After a series of infarcts, Mom came to believe that her dead sister Madeleine and their dead father Frank were coming to visit; had already come and gone; or had disappointed her again by failing to show up.
Mom’s delusions drove Dad crazy. “You father never did anything decent while he was alive. Why do you think he’ll do anything now?”
The last time we were all together, I took Mom aside and asked, “Are Frank and Madeleine still paying you visits?”
Mom lowered her voice and said, “They really come all the time. I can hardly get them to leave, Madeleine talks so damned much. But we can’t let Dad know. He can’t handle it.”
When Dad died, I inherited Mom. Frank and Madeleine came along for the ride.
The unit manager at the assisted living facility was hesitant to admit Mom. He feared mom’s delusions might place herself and others in mortal danger.
He asked Mom about her visits from Frank and Madeleine. Mom said, “They’re really just my imaginary friends. Didn’t you ever have one?”
The unit manager confessed he had.
Mom asked, “Did you miss him when he left?”
The unit manager acknowledged he still thought about him from time to time.
Mom consoled, “I have good news. He’ll come back again someday.”
Once admitted, Mom’s delusions about Frank and Madeleine posed few issues. By and large, the nursing assistants believed her when she told them Frank or Madeleine was coming to visit. Once, when I arrived at the assisted living, they had dressed Mom to the nines after she told them she was being picked up and taken to Madeleine’s birthday party. In her hands, Mom held a golden butterfly pin, boxed.
I asked, “Is that for Madeline?”
Mom answered, “It’s mine, but it really should’ve been Madeleine’s.”
Now and then, Mom cried bitterly when an expected visitor failed to show up. Sometimes, she concocted stories to explain what travails waylayed her visitors. I knew she was accustomed to hearing the same sort of nonsense from her father, Frank, who walked out when she was four, and began to re-enter the picture when she was eleven. Nearly always, Frank broke his promises to see Mom and Madeleine, and offered increasingly creative excuses.
My wife Ginger and I were nearly the only regular visitors Mom had. We worked jobs that required long hours, but we visited two or three times weekly and talked with Mom on the phone between visits. It wasn’t unusual for us to visit only to have Mom call an hour later weeping that we hadn’t come to see her in two weeks. Still, Mom was a charmer, and developed friendships with some of the nursing assistants. Though she had selective delusions, her memory was sharp, long- and even short-term. It seemed the only thing she couldn’t quite remember is that we’d been there. Or, perhaps, our presence made her long to be together all the more.

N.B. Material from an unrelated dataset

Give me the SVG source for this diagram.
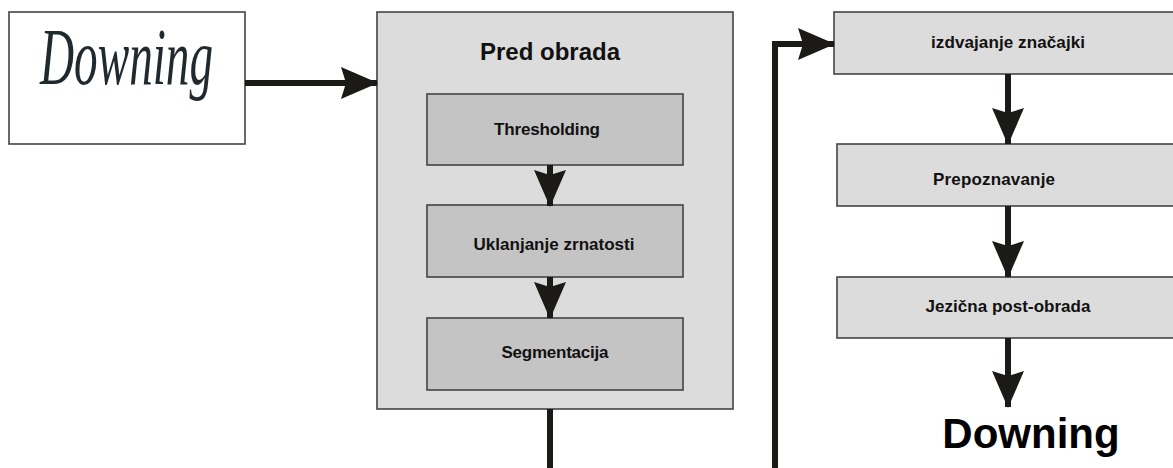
<svg xmlns="http://www.w3.org/2000/svg" width="1173" height="468" viewBox="0 0 1173 468">
  <style>
    .outer { fill: #dcdcdc; stroke: #444; stroke-width: 1.6; }
    .inner { fill: #c4c4c4; stroke: #444; stroke-width: 1.6; }
    .step { fill: #dcdcdc; stroke: #444; stroke-width: 1.6; }
    .lbl { font-family: "Liberation Sans", Arial, sans-serif; font-weight: bold; font-size: 17px; fill: #111; text-anchor: middle; }
    .conn { fill: none; stroke: #1c1a17; stroke-width: 6; marker-end: url(#ah); }
  </style>
  <defs>
    <marker id="ah" markerUnits="userSpaceOnUse" markerWidth="37" markerHeight="32" viewBox="0 0 37 32" refX="36" refY="16" orient="auto">
      <path d="M0,0 L37,16 L0,32 L5,16 Z" fill="#1c1a17"/>
    </marker>
  </defs>
  <rect width="1173" height="468" fill="#fff"/>

  <g id="input">
    <rect x="9" y="12" width="236" height="132" fill="#fff" stroke="#444" stroke-width="1.6"/>
    <text x="40" y="84" font-family="Liberation Serif, serif" font-style="italic" font-size="80" fill="#1f292e" textLength="173" lengthAdjust="spacingAndGlyphs">Downing</text>
  </g>

  <g id="pred-obrada">
    <rect class="outer" x="377" y="12" width="356" height="397"/>
    <text x="550" y="60" font-family="Liberation Sans, Arial, sans-serif" font-weight="bold" font-size="24" fill="#111" text-anchor="middle">Pred obrada</text>
  </g>

  <g id="thresholding">
    <rect class="inner" x="427" y="94" width="256" height="71"/>
    <text class="lbl" x="547" y="135" textLength="106">Thresholding</text>
  </g>

  <g id="uklanjanje">
    <rect class="inner" x="427" y="205" width="256" height="72"/>
    <text class="lbl" x="554" y="250" textLength="161">Uklanjanje zrnatosti</text>
  </g>

  <g id="segmentacija">
    <rect class="inner" x="427" y="318" width="256" height="72"/>
    <text class="lbl" x="555" y="358" textLength="107">Segmentacija</text>
  </g>

  <g id="izdvajanje">
    <rect class="step" x="834" y="12" width="345" height="62"/>
    <text class="lbl" x="1008" y="48" textLength="154">izdvajanje značajki</text>
  </g>

  <g id="prepoznavanje">
    <rect class="step" x="837" y="144" width="342" height="62"/>
    <text class="lbl" x="994" y="185" textLength="122">Prepoznavanje</text>
  </g>

  <g id="jezicna">
    <rect class="step" x="837" y="277" width="342" height="61"/>
    <text class="lbl" x="1008" y="312" textLength="165">Jezična post-obrada</text>
  </g>

  <g id="output">
    <text x="1031" y="448" font-family="Liberation Sans, Arial, sans-serif" font-weight="bold" font-size="42" fill="#000" text-anchor="middle">Downing</text>
  </g>

  <g id="connectors">
    <path class="conn" d="M245,83 H377"/>
    <path class="conn" d="M550,165 V206"/>
    <path class="conn" d="M550,277 V318"/>
    <path class="conn" d="M550,409 V480 H775 V44 H834"/>
    <path class="conn" d="M1008,74 V144"/>
    <path class="conn" d="M1008,206 V277"/>
    <path class="conn" d="M1008,338 V407"/>
  </g>
</svg>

Because Mom was always active in both church and community and had a strong set of friendships created over a lifetime, I tried to maintain the perception that Mom was as good a communicator as ever. I was confident that, if I could maintain that perception, then others would react to Mom as if little or nothing had changed, and Mom would do her best to prove them right. Even though she was geographically at least four hours away by car from nearly all of her close friends, I felt we could make this work, and Mom said, “Let’s give it a wing.”
The stroke had taken away Mom’s ability to write legibly but left her memory, sense of humor, and desire to maintain social contacts intact. Her circle of close friends consisted of twenty people. Periodically she dictated to me a generic letter to be sent to this group. I then prodded her to dictate personalized inserts. My job was keying the generic letter, merging the inserts, and mailing the letters after Mom scribbled something resembling a signature. I told Frank and Madeleine they needed to butt out of our letter writing and they got the message.
Everybody knew I was keying the letters, but Mom’s personality came through, her friends experienced the letters as coming from her, and the letters kept her present in their lives. They could feel the letters came from Mom. Her first began, “Welcome to my estate.” Most friends wrote more letters back than Mom sent out, a few dared to call, a couple even visited. The letters helped maintain the illusion of normal social connectivity while building a record of shared history. And, it gave Mom and her friends a paper record that proved their relationships were still alive. When Mom died, at least three of the friends who came to say their final respects confessed, “She was my best friend.” One added, “I wish I were with her now.”
As we enter the final third of life, it’s common for our circle of close friends to shrink for a multitude of reasons. It’s also not rare to develop impairments that impede our ability to communicate. Mom had selective delusions, but her hearing was perfect, she enunciated clearly, she had a deep desire to nourish connections, and she maintained the knack of promoting connectivity in new relationships. Still, we watched her world shrink during her final three years in assisted living, wheelchair-bound. A project like the one I undertook with Mom to maintain the illusion she was as capable as ever of maintaining friendships really worked. It kept communications going with the close friends she developed over a lifetime and ensured that, when the end came, Mom felt like she was still surrounded by a loving circle of friends.